### WORK REQUIRED
Everything from the first line of the records below through the line containing "yscale = alt.Scale(domain=[0, 50], nice=False, zero=True)" is to be retyped exactly; leave out the rest.
►
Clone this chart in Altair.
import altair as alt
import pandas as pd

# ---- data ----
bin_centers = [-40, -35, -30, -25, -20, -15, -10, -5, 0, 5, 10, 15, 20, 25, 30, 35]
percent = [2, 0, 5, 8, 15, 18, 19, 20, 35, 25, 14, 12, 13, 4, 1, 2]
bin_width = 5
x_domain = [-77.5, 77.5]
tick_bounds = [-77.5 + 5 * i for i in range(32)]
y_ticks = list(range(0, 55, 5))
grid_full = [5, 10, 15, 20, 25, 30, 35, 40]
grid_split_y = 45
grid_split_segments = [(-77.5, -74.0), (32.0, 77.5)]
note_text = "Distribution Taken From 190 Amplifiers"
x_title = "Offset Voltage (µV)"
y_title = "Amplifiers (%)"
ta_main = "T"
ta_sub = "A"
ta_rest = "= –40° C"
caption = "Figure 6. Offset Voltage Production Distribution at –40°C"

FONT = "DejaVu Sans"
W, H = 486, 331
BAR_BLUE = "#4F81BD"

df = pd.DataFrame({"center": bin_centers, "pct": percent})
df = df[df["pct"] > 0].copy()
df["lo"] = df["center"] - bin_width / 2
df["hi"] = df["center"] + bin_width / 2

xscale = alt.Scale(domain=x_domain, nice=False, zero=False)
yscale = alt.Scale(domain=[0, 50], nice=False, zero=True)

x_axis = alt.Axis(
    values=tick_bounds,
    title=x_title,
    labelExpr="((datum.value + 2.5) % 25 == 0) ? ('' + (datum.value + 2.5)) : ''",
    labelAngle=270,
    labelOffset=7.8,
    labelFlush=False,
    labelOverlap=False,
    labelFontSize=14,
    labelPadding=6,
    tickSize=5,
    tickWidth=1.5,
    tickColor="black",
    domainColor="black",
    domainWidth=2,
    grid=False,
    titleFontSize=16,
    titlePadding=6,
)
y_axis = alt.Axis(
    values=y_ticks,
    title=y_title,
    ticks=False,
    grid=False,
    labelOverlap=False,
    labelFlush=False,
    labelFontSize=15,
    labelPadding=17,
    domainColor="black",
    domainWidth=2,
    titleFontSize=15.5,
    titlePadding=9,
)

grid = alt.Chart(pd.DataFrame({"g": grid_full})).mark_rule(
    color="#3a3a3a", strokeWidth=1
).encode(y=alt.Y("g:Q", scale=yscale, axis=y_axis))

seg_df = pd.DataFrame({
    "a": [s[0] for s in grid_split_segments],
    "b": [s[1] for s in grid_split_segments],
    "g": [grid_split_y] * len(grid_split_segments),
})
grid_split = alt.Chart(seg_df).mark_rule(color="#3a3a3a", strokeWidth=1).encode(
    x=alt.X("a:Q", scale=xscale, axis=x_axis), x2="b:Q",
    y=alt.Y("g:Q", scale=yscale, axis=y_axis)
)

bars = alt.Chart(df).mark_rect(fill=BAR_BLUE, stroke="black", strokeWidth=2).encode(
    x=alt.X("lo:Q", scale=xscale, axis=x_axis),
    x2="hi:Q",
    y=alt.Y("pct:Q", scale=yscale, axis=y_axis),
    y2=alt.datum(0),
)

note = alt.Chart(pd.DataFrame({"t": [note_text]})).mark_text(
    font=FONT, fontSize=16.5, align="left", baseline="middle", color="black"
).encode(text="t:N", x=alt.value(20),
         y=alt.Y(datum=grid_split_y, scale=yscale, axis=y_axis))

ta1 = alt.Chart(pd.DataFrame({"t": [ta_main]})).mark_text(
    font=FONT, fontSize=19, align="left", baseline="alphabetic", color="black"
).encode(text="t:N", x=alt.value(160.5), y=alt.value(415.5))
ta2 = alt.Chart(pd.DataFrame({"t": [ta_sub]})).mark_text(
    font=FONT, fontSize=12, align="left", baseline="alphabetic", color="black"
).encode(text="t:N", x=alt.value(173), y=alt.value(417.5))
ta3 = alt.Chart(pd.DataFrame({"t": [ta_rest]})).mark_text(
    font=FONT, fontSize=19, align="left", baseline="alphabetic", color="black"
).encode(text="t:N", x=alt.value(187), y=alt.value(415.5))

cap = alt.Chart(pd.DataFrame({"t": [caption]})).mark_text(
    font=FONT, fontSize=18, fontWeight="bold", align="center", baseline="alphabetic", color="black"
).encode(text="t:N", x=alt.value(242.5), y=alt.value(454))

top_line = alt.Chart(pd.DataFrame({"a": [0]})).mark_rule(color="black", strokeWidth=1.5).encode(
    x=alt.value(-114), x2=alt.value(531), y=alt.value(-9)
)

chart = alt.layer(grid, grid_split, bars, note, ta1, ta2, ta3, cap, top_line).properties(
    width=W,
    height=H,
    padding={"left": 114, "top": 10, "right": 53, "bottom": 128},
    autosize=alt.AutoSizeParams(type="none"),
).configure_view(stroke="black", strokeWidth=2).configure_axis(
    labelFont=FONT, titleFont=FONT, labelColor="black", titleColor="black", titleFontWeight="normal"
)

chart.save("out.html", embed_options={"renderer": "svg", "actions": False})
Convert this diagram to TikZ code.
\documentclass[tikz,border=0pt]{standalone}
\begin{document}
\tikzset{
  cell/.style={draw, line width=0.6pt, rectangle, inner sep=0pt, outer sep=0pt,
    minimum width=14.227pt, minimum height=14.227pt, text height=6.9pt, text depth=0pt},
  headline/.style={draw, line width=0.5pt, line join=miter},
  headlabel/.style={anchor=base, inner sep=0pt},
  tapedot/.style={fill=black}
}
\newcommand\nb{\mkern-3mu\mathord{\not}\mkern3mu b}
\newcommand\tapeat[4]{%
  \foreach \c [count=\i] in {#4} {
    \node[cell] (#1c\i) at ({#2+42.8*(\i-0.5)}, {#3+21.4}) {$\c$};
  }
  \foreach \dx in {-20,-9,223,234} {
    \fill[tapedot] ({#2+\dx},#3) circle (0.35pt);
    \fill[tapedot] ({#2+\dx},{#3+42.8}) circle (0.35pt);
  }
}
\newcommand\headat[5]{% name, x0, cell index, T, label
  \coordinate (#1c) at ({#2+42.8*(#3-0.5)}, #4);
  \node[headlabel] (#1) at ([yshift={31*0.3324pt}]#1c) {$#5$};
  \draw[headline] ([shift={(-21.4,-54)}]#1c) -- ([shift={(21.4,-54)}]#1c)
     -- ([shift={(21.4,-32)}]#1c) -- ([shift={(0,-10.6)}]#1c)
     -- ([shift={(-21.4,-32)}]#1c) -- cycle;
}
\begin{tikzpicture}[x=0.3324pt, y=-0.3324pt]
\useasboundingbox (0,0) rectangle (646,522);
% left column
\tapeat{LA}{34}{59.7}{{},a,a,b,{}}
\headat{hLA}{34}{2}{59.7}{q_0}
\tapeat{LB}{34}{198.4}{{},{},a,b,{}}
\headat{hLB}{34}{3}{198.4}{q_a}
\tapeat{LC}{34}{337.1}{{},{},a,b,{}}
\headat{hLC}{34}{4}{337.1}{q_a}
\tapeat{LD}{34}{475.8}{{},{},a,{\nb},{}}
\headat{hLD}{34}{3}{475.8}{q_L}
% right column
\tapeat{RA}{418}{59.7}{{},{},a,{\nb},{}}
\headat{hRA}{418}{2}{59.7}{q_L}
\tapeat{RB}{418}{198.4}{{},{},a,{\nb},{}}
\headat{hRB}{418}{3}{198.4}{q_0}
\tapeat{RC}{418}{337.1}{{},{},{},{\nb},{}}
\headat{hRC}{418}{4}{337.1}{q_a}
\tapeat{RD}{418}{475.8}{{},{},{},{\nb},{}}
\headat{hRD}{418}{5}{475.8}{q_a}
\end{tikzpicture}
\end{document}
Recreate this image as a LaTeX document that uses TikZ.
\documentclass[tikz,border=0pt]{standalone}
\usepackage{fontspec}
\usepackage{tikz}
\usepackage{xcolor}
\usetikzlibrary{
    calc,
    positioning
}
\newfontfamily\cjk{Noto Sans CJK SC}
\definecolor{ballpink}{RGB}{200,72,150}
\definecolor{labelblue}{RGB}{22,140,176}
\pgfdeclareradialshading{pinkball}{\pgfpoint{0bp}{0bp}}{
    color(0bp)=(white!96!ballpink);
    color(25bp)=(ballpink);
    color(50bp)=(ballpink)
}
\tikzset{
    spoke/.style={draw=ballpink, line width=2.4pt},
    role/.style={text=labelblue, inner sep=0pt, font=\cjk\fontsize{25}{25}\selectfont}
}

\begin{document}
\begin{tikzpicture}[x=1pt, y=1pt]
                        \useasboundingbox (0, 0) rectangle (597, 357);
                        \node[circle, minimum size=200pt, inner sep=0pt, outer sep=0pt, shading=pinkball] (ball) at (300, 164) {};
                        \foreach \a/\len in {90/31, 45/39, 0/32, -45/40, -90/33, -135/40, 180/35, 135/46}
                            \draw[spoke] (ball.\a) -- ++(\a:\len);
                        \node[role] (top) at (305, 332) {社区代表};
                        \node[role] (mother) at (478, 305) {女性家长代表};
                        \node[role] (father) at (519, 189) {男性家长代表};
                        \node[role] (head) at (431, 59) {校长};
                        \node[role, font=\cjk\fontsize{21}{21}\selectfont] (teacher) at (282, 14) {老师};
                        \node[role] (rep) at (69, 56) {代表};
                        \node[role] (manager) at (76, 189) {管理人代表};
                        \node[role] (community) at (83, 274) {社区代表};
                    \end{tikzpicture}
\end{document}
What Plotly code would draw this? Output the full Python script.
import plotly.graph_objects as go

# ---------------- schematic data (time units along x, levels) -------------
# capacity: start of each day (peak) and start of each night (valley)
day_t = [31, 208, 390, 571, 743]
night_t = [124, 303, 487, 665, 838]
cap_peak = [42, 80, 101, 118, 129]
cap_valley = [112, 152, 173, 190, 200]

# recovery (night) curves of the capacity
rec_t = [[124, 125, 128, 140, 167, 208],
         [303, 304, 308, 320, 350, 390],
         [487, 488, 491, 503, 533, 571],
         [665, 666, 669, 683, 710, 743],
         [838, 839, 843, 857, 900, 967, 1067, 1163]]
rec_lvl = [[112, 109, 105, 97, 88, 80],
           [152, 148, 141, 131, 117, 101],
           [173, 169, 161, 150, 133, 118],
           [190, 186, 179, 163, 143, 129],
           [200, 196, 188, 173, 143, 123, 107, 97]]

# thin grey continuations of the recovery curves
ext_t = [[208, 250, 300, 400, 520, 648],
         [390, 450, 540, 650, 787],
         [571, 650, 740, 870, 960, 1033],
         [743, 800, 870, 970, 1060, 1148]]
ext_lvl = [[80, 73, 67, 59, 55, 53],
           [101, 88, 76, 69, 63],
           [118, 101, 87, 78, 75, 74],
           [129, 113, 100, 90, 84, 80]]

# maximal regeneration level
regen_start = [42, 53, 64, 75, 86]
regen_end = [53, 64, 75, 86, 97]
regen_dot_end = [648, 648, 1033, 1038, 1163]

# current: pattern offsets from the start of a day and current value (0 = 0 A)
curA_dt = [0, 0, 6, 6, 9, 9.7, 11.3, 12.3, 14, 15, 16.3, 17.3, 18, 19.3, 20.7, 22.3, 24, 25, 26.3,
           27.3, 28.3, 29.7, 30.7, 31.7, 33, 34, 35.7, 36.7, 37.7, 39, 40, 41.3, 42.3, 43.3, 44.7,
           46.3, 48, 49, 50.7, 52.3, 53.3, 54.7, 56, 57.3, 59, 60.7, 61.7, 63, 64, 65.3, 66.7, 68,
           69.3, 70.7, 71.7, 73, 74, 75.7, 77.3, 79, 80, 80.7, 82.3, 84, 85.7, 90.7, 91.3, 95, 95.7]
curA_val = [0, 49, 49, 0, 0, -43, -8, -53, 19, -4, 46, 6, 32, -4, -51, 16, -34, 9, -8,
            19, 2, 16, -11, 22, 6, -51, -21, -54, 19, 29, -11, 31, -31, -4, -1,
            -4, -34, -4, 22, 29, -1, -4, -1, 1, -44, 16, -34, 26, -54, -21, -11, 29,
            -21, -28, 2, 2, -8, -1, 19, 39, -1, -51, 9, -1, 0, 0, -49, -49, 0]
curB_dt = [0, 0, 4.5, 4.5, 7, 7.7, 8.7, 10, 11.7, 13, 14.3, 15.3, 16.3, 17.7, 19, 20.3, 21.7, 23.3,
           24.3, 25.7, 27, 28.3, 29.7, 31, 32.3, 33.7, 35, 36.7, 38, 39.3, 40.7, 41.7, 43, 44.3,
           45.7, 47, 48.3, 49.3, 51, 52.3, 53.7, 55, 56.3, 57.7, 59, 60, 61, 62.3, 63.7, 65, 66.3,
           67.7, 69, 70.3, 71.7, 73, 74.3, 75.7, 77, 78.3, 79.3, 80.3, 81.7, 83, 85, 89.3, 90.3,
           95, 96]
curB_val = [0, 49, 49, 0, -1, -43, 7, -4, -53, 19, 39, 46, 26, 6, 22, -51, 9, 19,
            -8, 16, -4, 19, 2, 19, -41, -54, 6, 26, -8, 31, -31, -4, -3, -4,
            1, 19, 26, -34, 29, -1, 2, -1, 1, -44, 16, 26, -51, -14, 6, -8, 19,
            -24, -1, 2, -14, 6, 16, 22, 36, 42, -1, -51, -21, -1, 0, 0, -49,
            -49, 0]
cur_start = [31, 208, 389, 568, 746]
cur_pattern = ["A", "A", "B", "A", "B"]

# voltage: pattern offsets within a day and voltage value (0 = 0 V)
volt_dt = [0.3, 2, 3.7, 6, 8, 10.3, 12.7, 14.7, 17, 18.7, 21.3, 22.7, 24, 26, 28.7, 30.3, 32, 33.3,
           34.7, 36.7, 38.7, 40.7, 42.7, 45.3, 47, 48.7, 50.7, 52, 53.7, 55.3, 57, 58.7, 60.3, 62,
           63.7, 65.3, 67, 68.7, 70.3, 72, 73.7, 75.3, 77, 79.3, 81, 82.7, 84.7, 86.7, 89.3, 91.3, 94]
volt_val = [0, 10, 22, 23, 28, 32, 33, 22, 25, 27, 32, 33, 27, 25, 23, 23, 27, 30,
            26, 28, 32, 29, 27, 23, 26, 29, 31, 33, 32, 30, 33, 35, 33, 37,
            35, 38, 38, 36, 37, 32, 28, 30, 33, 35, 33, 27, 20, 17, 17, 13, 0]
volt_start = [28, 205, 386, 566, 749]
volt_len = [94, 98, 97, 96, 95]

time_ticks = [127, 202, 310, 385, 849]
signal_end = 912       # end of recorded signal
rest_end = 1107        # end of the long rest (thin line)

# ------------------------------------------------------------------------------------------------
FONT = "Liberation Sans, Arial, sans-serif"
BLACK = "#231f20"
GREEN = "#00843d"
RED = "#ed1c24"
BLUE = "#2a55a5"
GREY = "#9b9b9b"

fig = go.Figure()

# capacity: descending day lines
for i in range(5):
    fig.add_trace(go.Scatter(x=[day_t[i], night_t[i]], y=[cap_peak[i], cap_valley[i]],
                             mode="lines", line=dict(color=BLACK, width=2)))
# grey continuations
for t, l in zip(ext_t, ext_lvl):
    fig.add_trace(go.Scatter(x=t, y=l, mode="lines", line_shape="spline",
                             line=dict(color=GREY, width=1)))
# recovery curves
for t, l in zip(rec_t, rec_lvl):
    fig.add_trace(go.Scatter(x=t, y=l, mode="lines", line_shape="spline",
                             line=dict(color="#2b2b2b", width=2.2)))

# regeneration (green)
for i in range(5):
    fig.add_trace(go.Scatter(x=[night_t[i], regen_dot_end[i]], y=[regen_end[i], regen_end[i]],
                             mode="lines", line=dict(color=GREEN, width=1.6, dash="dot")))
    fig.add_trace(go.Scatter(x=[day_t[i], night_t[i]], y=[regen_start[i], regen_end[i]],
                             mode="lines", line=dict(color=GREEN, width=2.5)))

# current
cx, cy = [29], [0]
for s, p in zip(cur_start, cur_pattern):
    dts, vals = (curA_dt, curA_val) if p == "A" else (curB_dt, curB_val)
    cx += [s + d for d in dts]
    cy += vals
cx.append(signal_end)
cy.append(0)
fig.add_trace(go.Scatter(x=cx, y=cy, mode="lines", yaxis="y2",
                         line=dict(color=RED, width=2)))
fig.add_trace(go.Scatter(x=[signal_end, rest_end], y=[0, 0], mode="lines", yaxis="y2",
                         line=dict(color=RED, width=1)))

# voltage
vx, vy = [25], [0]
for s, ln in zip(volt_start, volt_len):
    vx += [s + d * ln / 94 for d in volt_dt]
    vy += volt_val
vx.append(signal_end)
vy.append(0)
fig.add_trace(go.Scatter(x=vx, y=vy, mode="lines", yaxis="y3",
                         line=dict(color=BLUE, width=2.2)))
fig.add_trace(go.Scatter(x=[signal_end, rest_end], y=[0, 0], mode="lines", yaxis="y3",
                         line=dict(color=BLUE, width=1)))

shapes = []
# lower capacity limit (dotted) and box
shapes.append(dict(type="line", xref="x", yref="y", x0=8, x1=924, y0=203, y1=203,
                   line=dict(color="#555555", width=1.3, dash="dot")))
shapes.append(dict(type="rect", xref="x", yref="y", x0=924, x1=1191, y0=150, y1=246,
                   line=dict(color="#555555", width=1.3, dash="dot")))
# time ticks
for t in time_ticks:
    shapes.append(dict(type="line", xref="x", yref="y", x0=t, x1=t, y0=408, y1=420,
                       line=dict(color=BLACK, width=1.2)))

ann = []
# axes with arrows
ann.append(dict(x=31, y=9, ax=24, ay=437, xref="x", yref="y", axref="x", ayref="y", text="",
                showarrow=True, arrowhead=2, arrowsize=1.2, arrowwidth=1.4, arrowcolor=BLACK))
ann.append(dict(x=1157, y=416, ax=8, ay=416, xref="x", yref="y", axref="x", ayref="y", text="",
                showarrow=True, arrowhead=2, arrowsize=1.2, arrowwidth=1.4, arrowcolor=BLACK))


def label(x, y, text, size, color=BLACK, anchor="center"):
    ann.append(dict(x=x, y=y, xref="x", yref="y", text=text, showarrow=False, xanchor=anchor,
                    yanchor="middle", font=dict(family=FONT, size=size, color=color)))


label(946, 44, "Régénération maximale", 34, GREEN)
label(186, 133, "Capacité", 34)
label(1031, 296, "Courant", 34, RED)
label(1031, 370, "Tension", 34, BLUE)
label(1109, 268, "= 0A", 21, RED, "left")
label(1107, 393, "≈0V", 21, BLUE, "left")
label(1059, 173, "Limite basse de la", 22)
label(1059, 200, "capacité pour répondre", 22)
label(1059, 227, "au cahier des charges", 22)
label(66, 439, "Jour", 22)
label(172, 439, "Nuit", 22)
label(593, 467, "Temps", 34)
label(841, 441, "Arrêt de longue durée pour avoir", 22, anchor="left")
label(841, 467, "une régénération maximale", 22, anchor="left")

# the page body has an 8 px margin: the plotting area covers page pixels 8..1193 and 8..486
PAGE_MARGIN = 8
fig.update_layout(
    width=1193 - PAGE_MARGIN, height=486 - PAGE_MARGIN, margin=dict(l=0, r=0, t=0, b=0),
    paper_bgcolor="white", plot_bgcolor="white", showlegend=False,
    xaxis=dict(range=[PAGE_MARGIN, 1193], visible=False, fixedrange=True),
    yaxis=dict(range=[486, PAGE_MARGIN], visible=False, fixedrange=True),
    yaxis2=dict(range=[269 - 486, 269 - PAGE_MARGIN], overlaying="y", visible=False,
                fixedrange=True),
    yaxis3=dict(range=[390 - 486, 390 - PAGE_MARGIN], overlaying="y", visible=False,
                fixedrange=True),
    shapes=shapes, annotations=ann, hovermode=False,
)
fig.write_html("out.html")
◄
### EXERCISE RESPONSE
Clone this chart in Altair.
import altair as alt
import pandas as pd

# ---- data ----
bin_centers = [-40, -35, -30, -25, -20, -15, -10, -5, 0, 5, 10, 15, 20, 25, 30, 35]
percent = [2, 0, 5, 8, 15, 18, 19, 20, 35, 25, 14, 12, 13, 4, 1, 2]
bin_width = 5
x_domain = [-77.5, 77.5]
tick_bounds = [-77.5 + 5 * i for i in range(32)]
y_ticks = list(range(0, 55, 5))
grid_full = [5, 10, 15, 20, 25, 30, 35, 40]
grid_split_y = 45
grid_split_segments = [(-77.5, -74.0), (32.0, 77.5)]
note_text = "Distribution Taken From 190 Amplifiers"
x_title = "Offset Voltage (µV)"
y_title = "Amplifiers (%)"
ta_main = "T"
ta_sub = "A"
ta_rest = "= –40° C"
caption = "Figure 6. Offset Voltage Production Distribution at –40°C"

FONT = "DejaVu Sans"
W, H = 486, 331
BAR_BLUE = "#4F81BD"

df = pd.DataFrame({"center": bin_centers, "pct": percent})
df = df[df["pct"] > 0].copy()
df["lo"] = df["center"] - bin_width / 2
df["hi"] = df["center"] + bin_width / 2

xscale = alt.Scale(domain=x_domain, nice=False, zero=False)
yscale = alt.Scale(domain=[0, 50], nice=False, zero=True)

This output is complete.